JACKSON COUNTY, Fla. (WJHG/WECP) - Jackson County was expected to be one of hardest hit counties in northwest Florida following Hurricane Irma.
Winds were expected to reach speeds of up to 50 to 60 miles per hour. Gusts got up to about 50 miles per hour, but sustained winds were closer to 25 miles per hour.
Irma's projected heavy winds caused Jackson County Emergency officials to jump into action.
People who live in RVs, mobile homes, and low-lying areas were ordered to evacuate.
"My concern was when we start having wet ground, we start having these gusts, it'll knock trees over on trailers," Jackson County Emergency Management Director Rodney Andreasen said. "I've seen this during storms and people have been killed. I just don't want people killed. I just want to take that precaution and so we took that early."
Jackson County Emergency Management officials confirmed at least one mobile home was destroyed when a tree fell on top of it.
Those who evacuated their homes can return home. Officials just ask that you exercise caution.
The winds from Irma that hit Jackson County never reached a speed high enough to close any bridges.
Heavy winds could also hamper the efforts of first responders.
They can't take out heavy vehicles like ambulances and fire trucks when the sustained winds are more than 40 miles per hour.

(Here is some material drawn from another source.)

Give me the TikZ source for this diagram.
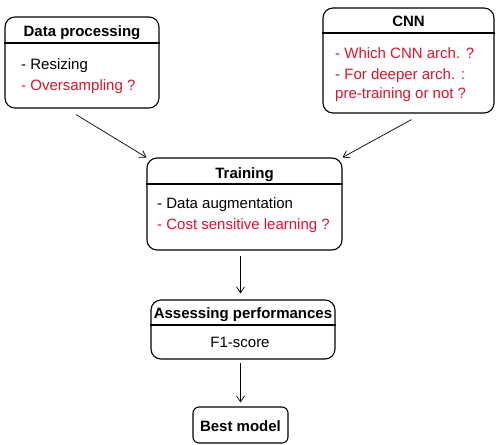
\documentclass[tikz,border=0pt]{standalone}
\usepackage{fontspec}
\setmainfont{Liberation Sans}
\usetikzlibrary{arrows.meta}
\definecolor{qred}{RGB}{220,20,45}
\begin{document}
\begin{tikzpicture}[x=1pt,y=-1pt,
  every node/.style={font=\fontsize{15}{18}\selectfont},
  box/.style={draw, line width=1.1pt, rounded corners=10pt, inner sep=0pt},
  sep/.style={line width=1.1pt},
  title/.style={font=\fontsize{15}{18}\selectfont\bfseries, anchor=base, inner sep=0pt},
  item/.style={anchor=base west, inner sep=0pt},
  ask/.style={item, text=qred},
  arr/.style={-{Straight Barb[length=6pt,width=8pt]}, line width=0.7pt}]
\useasboundingbox (0,0) rectangle (497,444);

% Data processing
\node[box, minimum width=154pt, minimum height=91pt] (dp) at (82,62.5) {};
\draw[sep] (dp.west |- 0,43) -- (dp.east |- 0,43);
\node[title] (dpt) at (82,36.5) {Data processing};
\node[item] (dp1) at (21,70) {- Resizing};
\node[ask] (dp2) at (21,90.5) {- Oversampling ?};

% CNN
\node[box, minimum width=171pt, minimum height=105pt] (cnn) at (408.5,60.5) {};
\draw[sep] (cnn.west |- 0,33) -- (cnn.east |- 0,33);
\node[title] (cnnt) at (408.5,26.5) {CNN};
\node[ask] (cnn1) at (335,58) {- Which CNN arch. ?};
\node[ask] (cnn2) at (335,79) {- For deeper arch. :};
\node[ask] (cnn3) at (335,98) {pre-training or not ?};

% Training
\node[box, minimum width=195pt, minimum height=92pt] (tr) at (244.5,204) {};
\draw[sep] (tr.west |- 0,184) -- (tr.east |- 0,184);
\node[title] (trt) at (244.5,178) {Training};
\node[item] (tr1) at (157,208.5) {- Data augmentation};
\node[ask] (tr2) at (157,229) {- Cost sensitive learning ?};

% Assessing performances
\node[box, minimum width=184pt, minimum height=59pt] (as) at (243,329.5) {};
\draw[sep] (as.west |- 0,325) -- (as.east |- 0,325);
\node[title] (ast) at (243,318) {Assessing performances};
\node[anchor=base, inner sep=0pt] (as1) at (240,347) {F1-score};

% Best model
\node[box, rounded corners=6pt, minimum width=95pt, minimum height=36pt] (bm) at (240.5,425) {};
\node[title] (bmt) at (240.5,431.5) {Best model};

% Connectors
\draw[arr] ([xshift=-6pt,yshift=-6pt]dp.south) -- (tr.north west);
\draw[arr] ([xshift=3pt,yshift=-6pt]cnn.south) -- (tr.north east);
\draw[arr, shorten <=5pt, shorten >=6pt] (tr.south -| bm.north) -- (as.north -| bm.north);
\draw[arr, shorten <=3pt, shorten >=4pt] (as.south -| bm.north) -- (bm.north);
\end{tikzpicture}
\end{document}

"That's our policy and that's to keep everyone safe," Marianna Fire Chief Nicky Lovett said. "The trucks are very heavy, but we've all seen what the wind can do in tropical storm and hurricane type conditions."
While there were some power outages throughout the county, Andreasen said he's pleased with how Jackson County fared.
"I'm very impressed with all the people working in the shelters, the Red Cross," Andreasen said. "I'm extremely happy and impressed with the response we got from the churches, from the cities, from the personnel. I mean the outpouring of generosity was unbelievable and I can't tell you how overwhelmed I was."